(Part of a data file)
○ ○ ○ ○

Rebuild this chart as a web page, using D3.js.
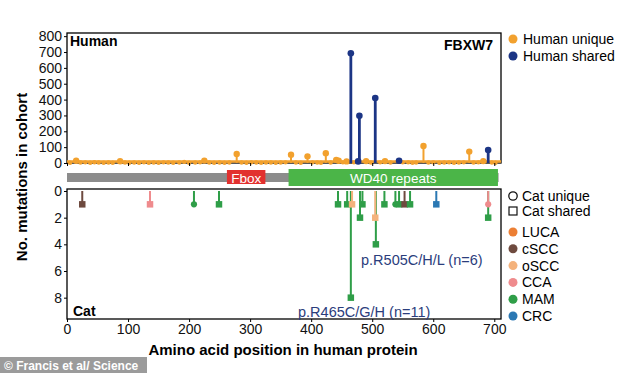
<!DOCTYPE html>
<html>
<head>
<meta charset="utf-8">
<script src="https://cdn.jsdelivr.net/npm/d3@7"></script>
<style>
  body { margin: 0; background: #fff; }
  text { font-family: "Liberation Sans", Arial, sans-serif; }
</style>
</head>
<body>
<div id="chart"></div>
<script>
// FBXW7 lollipop plot, human (top) vs cat (bottom)

// human unique mutations: position / count
var humanUniquePos = [5, 15, 22, 30, 38, 45, 52, 60, 68, 75, 87, 95, 102, 110, 118, 126, 134, 142, 150, 158, 166, 174,
  184, 192, 200, 210, 218, 225, 233, 241, 250, 258, 266, 278, 286, 294, 302, 310, 318, 326, 334, 342, 350, 358, 367,
  375, 383, 394, 402, 410, 416, 424, 432, 441, 445, 452, 458, 470, 490, 498, 513, 521, 530, 550, 559, 566, 572, 584,
  592, 600, 610, 618, 626, 634, 642, 650, 659, 666, 674, 682, 696, 702];
var humanUniqueCount = [2, 14, 3, 4, 2, 5, 3, 2, 3, 2, 11, 3, 2, 3, 2, 4, 2, 3, 2, 4, 3, 2,
  3, 7, 2, 3, 4, 15, 3, 2, 3, 2, 3, 57, 3, 2, 4, 3, 2, 3, 3, 2, 3, 4, 52,
  3, 2, 42, 4, 3, 2, 62, 3, 20, 14, 4, 10, 4, 12, 3, 4, 12, 3, 4, 4, 2, 3, 107,
  3, 4, 2, 3, 4, 2, 3, 4, 72, 3, 4, 12, 3, 2];

// human shared mutations
var humanSharedPos = [465, 477, 479, 505, 544, 690];
var humanSharedCount = [692, 10, 298, 410, 14, 82];

// cat mutations
var catPos = [25, 136, 208, 249, 444, 459, 465, 467, 480, 484, 506, 505, 520, 538, 544, 553, 562, 605, 690, 690];
var catCount = [1, 1, 1, 1, 1, 1, 8, 1, 2, 1, 4, 2, 1, 1, 1, 1, 1, 1, 2, 1];
var catType = ["cSCC", "CCA", "MAM", "MAM", "MAM", "MAM", "MAM", "oSCC", "MAM", "MAM", "MAM", "oSCC", "MAM", "MAM",
  "MAM", "cSCC", "MAM", "CRC", "MAM", "CCA"];
var catShared = [true, true, false, true, true, true, true, true, true, true, true, true, true, false,
  true, true, true, true, true, false];

var cancerTypes = ["LUCA", "cSCC", "oSCC", "CCA", "MAM", "CRC"];
var cancerColors = ["#ec7f34", "#6e4a3f", "#f4b27c", "#ef8b8d", "#2f9e48", "#2b78b3"];

var humanYTicks = [0, 100, 200, 300, 400, 500, 600, 700, 800];
var catYTicks = [0, 2, 4, 6, 8];
var xTicks = [0, 100, 200, 300, 400, 500, 600, 700];

var domains = [
  { name: "Fbox", start: 262, end: 325, color: "#e2312f" },
  { name: "WD40 repeats", start: 363, end: 706, color: "#4bb548" }
];
var proteinLength = 707;

var width = 634, height = 373;
var left = 67, right = 501;
var orange = "#f2a12e", navy = "#1c3585", annot = "#2b3d7c";

var svg = d3.select("#chart").append("svg")
  .attr("width", width)
  .attr("height", height);

var x = d3.scaleLinear().domain([0, 711]).range([left, right]);
var yTop = d3.scaleLinear().domain([0, 820]).range([163, 33]);
var yBot = d3.scaleLinear().domain([-0.15, 9.6]).range([189, 319]);
var typeColor = d3.scaleOrdinal().domain(cancerTypes).range(cancerColors);

// ---- top panel (human)
var topG = svg.append("g");
topG.append("rect").attr("x", left).attr("y", 33).attr("width", right - left).attr("height", 130)
  .attr("fill", "none").attr("stroke", "#000").attr("stroke-width", 1.3);

var hu = humanUniquePos.map(function(p, i) { return { pos: p, n: humanUniqueCount[i] }; });
var hs = humanSharedPos.map(function(p, i) { return { pos: p, n: humanSharedCount[i] }; });

topG.append("line").attr("x1", left).attr("x2", right).attr("y1", 161.5).attr("y2", 161.5)
  .attr("stroke", orange).attr("stroke-width", 2.5);
topG.selectAll(".hu-stem").data(hu).enter().append("line")
  .attr("x1", function(d) { return x(d.pos); }).attr("x2", function(d) { return x(d.pos); })
  .attr("y1", yTop(0)).attr("y2", function(d) { return yTop(d.n); })
  .attr("stroke", orange).attr("stroke-width", 2);
topG.selectAll(".hu-dot").data(hu).enter().append("circle")
  .attr("cx", function(d) { return x(d.pos); }).attr("cy", function(d) { return yTop(d.n); })
  .attr("r", function(d) { return d.n < 8 ? 2.2 : 3.2; }).attr("fill", orange);

topG.selectAll(".hs-stem").data(hs).enter().append("line")
  .attr("x1", function(d) { return x(d.pos); }).attr("x2", function(d) { return x(d.pos); })
  .attr("y1", yTop(0)).attr("y2", function(d) { return yTop(d.n); })
  .attr("stroke", navy).attr("stroke-width", 2.8);
topG.selectAll(".hs-dot").data(hs).enter().append("circle")
  .attr("cx", function(d) { return x(d.pos); }).attr("cy", function(d) { return yTop(d.n); })
  .attr("r", 3.3).attr("fill", navy);

var yAxisTop = d3.axisLeft(yTop).tickValues(humanYTicks).tickSize(3).tickPadding(2);
topG.append("g").attr("transform", "translate(" + left + ",0)").call(yAxisTop)
  .call(function(g) { g.select(".domain").remove(); })
  .selectAll("text").style("font-size", "14px").attr("fill", "#111");
topG.append("g").attr("transform", "translate(0,163)")
  .call(d3.axisBottom(x).tickValues(xTicks).tickSize(3).tickFormat(""))
  .call(function(g) { g.select(".domain").remove(); });

topG.append("text").attr("x", 70).attr("y", 46).text("Human")
  .style("font-size", "14px").style("font-weight", "bold");
topG.append("text").attr("x", 493).attr("y", 50).attr("text-anchor", "end").text("FBXW7")
  .style("font-size", "14px").style("font-weight", "bold");

// ---- protein track
var track = svg.append("g");
track.append("rect").attr("x", x(0)).attr("y", 173).attr("width", x(proteinLength) - x(0)).attr("height", 9)
  .attr("fill", "#8c8c8c");
track.selectAll(".dom").data(domains).enter().append("rect")
  .attr("x", function(d) { return x(d.start); })
  .attr("y", function(d, i) { return i == 0 ? 170 : 169; })
  .attr("width", function(d) { return x(d.end) - x(d.start); })
  .attr("height", function(d, i) { return i == 0 ? 14 : 17; })
  .attr("fill", function(d) { return d.color; });
track.selectAll(".domlab").data(domains).enter().append("text")
  .attr("x", function(d) { return (x(d.start) + x(d.end)) / 2; })
  .attr("y", 182.5).attr("text-anchor", "middle").attr("fill", "#fff")
  .style("font-size", "13.5px").text(function(d) { return d.name; });

// ---- bottom panel (cat)
var botG = svg.append("g");
botG.append("rect").attr("x", left).attr("y", 189).attr("width", right - left).attr("height", 130)
  .attr("fill", "none").attr("stroke", "#000").attr("stroke-width", 1.3);

var cat = catPos.map(function(p, i) {
  return { pos: p, n: catCount[i], type: catType[i], shared: catShared[i] };
}).sort(function(a, b) { return b.n - a.n; });

botG.selectAll(".c-stem").data(cat).enter().append("line")
  .attr("x1", function(d) { return x(d.pos); }).attr("x2", function(d) { return x(d.pos); })
  .attr("y1", yBot(0)).attr("y2", function(d) { return yBot(d.n); })
  .attr("stroke", function(d) { return typeColor(d.type); }).attr("stroke-width", 2);
botG.selectAll(".c-mark").data(cat).enter().append("path")
  .attr("transform", function(d) { return "translate(" + x(d.pos) + "," + yBot(d.n) + ")"; })
  .attr("d", function(d) {
    return d3.symbol().type(d.shared ? d3.symbolSquare : d3.symbolCircle).size(d.shared ? 42 : 30)();
  })
  .attr("fill", function(d) { return typeColor(d.type); });

botG.append("g").attr("transform", "translate(" + left + ",0)")
  .call(d3.axisLeft(yBot).tickValues(catYTicks).tickSize(3).tickPadding(2))
  .call(function(g) { g.select(".domain").remove(); })
  .selectAll("text").style("font-size", "14px").attr("fill", "#111");
botG.append("g").attr("transform", "translate(0,319)")
  .call(d3.axisBottom(x).tickValues(xTicks).tickSize(3).tickPadding(2))
  .call(function(g) { g.select(".domain").remove(); })
  .selectAll("text").style("font-size", "14px").attr("fill", "#111");

botG.append("text").attr("x", 73).attr("y", 316).text("Cat")
  .style("font-size", "14px").style("font-weight", "bold");
botG.append("text").attr("x", 361).attr("y", 265).attr("fill", annot)
  .style("font-size", "14.5px").text("p.R505C/H/L (n=6)");
botG.append("text").attr("x", 298).attr("y", 317).attr("fill", annot)
  .style("font-size", "14.5px").text("p.R465C/G/H (n=11)");

// ---- axis titles
svg.append("text").attr("transform", "translate(27,177) rotate(-90)").attr("text-anchor", "middle")
  .style("font-size", "15px").style("font-weight", "bold").text("No. mutations in cohort");
svg.append("text").attr("x", 283).attr("y", 355).attr("text-anchor", "middle")
  .style("font-size", "15px").style("font-weight", "bold").text("Amino acid position in human protein");

// ---- legends
var hLeg = svg.append("g");
hLeg.selectAll("circle").data([orange, navy]).enter().append("circle")
  .attr("cx", 513).attr("cy", function(d, i) { return 39 + i * 17; }).attr("r", 4.5).attr("fill", function(d) { return d; });
hLeg.selectAll("text").data(["Human unique", "Human shared"]).enter().append("text")
  .attr("x", 523).attr("y", function(d, i) { return 44 + i * 17; })
  .style("font-size", "14px").text(function(d) { return d; });

var cLeg = svg.append("g");
cLeg.append("circle").attr("cx", 513).attr("cy", 196).attr("r", 4.2)
  .attr("fill", "none").attr("stroke", "#111").attr("stroke-width", 1.3);
cLeg.append("rect").attr("x", 509).attr("y", 207).attr("width", 8).attr("height", 8)
  .attr("fill", "none").attr("stroke", "#111").attr("stroke-width", 1.2);
cLeg.selectAll(".st").data(["Cat unique", "Cat shared"]).enter().append("text")
  .attr("x", 522).attr("y", function(d, i) { return 201 + i * 15; })
  .style("font-size", "14px").text(function(d) { return d; });
cLeg.selectAll(".tc").data(cancerTypes).enter().append("circle")
  .attr("cx", 513).attr("cy", function(d, i) { return 232 + i * 16.8; }).attr("r", 4.5)
  .attr("fill", function(d) { return typeColor(d); });
cLeg.selectAll(".tt").data(cancerTypes).enter().append("text")
  .attr("x", 522).attr("y", function(d, i) { return 237 + i * 16.8; })
  .style("font-size", "14px").text(function(d) { return d; });

// ---- credit
svg.append("rect").attr("x", 0).attr("y", 357).attr("width", 147).attr("height", 16).attr("fill", "#9b9b9b");
svg.append("text").attr("x", 4).attr("y", 369.5).attr("fill", "#fff")
  .style("font-size", "12px").style("font-weight", "bold").text("© Francis et al/ Science");
</script>
</body>
</html>
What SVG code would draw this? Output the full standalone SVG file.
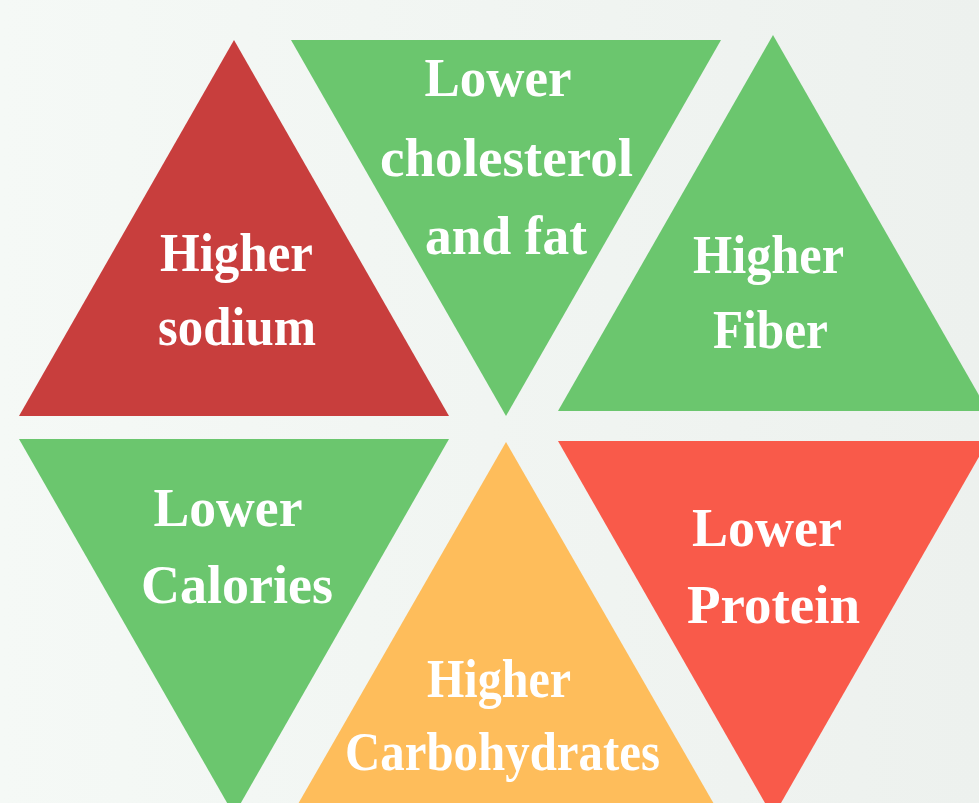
<svg xmlns="http://www.w3.org/2000/svg" width="979" height="803" viewBox="0 0 979 803">
<defs>
<linearGradient id="bg" x1="0" y1="0" x2="1" y2="0">
<stop offset="0" stop-color="#f5f9f6"/>
<stop offset="1" stop-color="#edf1ee"/>
</linearGradient>
</defs>
<style>
.t{font-family:"Liberation Serif","Times New Roman",serif;font-weight:bold;font-size:54px;fill:#ffffff;text-anchor:middle}
.red{fill:#c83e3d}.green{fill:#6bc66e}.orange{fill:#febd5b}.coral{fill:#f95a4a}
</style>
<rect x="0" y="0" width="979" height="803" fill="url(#bg)"/>
<g id="sodium">
<polygon class="red" points="234,40 449,416 19,416"/>
<text class="t" x="236.5" y="271" textLength="153" lengthAdjust="spacingAndGlyphs">Higher</text>
<text class="t" x="237" y="345" textLength="158" lengthAdjust="spacingAndGlyphs">sodium</text>
</g>
<g id="cholesterol">
<polygon class="green" points="291,40 721,40 506,416"/>
<text class="t" x="498" y="96" textLength="147" lengthAdjust="spacingAndGlyphs">Lower</text>
<text class="t" x="506.5" y="176" textLength="253" lengthAdjust="spacingAndGlyphs">cholesterol</text>
<text class="t" x="506" y="254" textLength="162" lengthAdjust="spacingAndGlyphs">and fat</text>
</g>
<g id="fiber">
<polygon class="green" points="773,35 988,411 558,411"/>
<text class="t" x="768.5" y="273" textLength="151" lengthAdjust="spacingAndGlyphs">Higher</text>
<text class="t" x="770.5" y="348" textLength="115" lengthAdjust="spacingAndGlyphs">Fiber</text>
</g>
<g id="calories">
<polygon class="green" points="19,439 449,439 234,815"/>
<text class="t" x="228" y="526" textLength="149" lengthAdjust="spacingAndGlyphs">Lower</text>
<text class="t" x="237" y="603" textLength="192" lengthAdjust="spacingAndGlyphs">Calories</text>
</g>
<g id="carbohydrates">
<polygon class="orange" points="506,442 722,818 290,818"/>
<text class="t" x="499" y="697" textLength="144" lengthAdjust="spacingAndGlyphs">Higher</text>
<text class="t" x="502.5" y="770" textLength="315" lengthAdjust="spacingAndGlyphs">Carbohydrates</text>
</g>
<g id="protein">
<polygon class="coral" points="558,441 988,441 773,817"/>
<text class="t" x="767" y="546" textLength="150" lengthAdjust="spacingAndGlyphs">Lower</text>
<text class="t" x="773.5" y="623" textLength="173" lengthAdjust="spacingAndGlyphs">Protein</text>
</g>
<g id="connectors"/>
</svg>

○ ○ ○ ○

**Goal:** Leave out any pictures and return exactly the lines from the beginning of the data through the line with "vs cat (bottom)", inclusive.

**Response below:**
Rebuild this chart as a web page, using D3.js.
<!DOCTYPE html>
<html>
<head>
<meta charset="utf-8">
<script src="https://cdn.jsdelivr.net/npm/d3@7"></script>
<style>
  body { margin: 0; background: #fff; }
  text { font-family: "Liberation Sans", Arial, sans-serif; }
</style>
</head>
<body>
<div id="chart"></div>
<script>
// FBXW7 lollipop plot, human (top) vs cat (bottom)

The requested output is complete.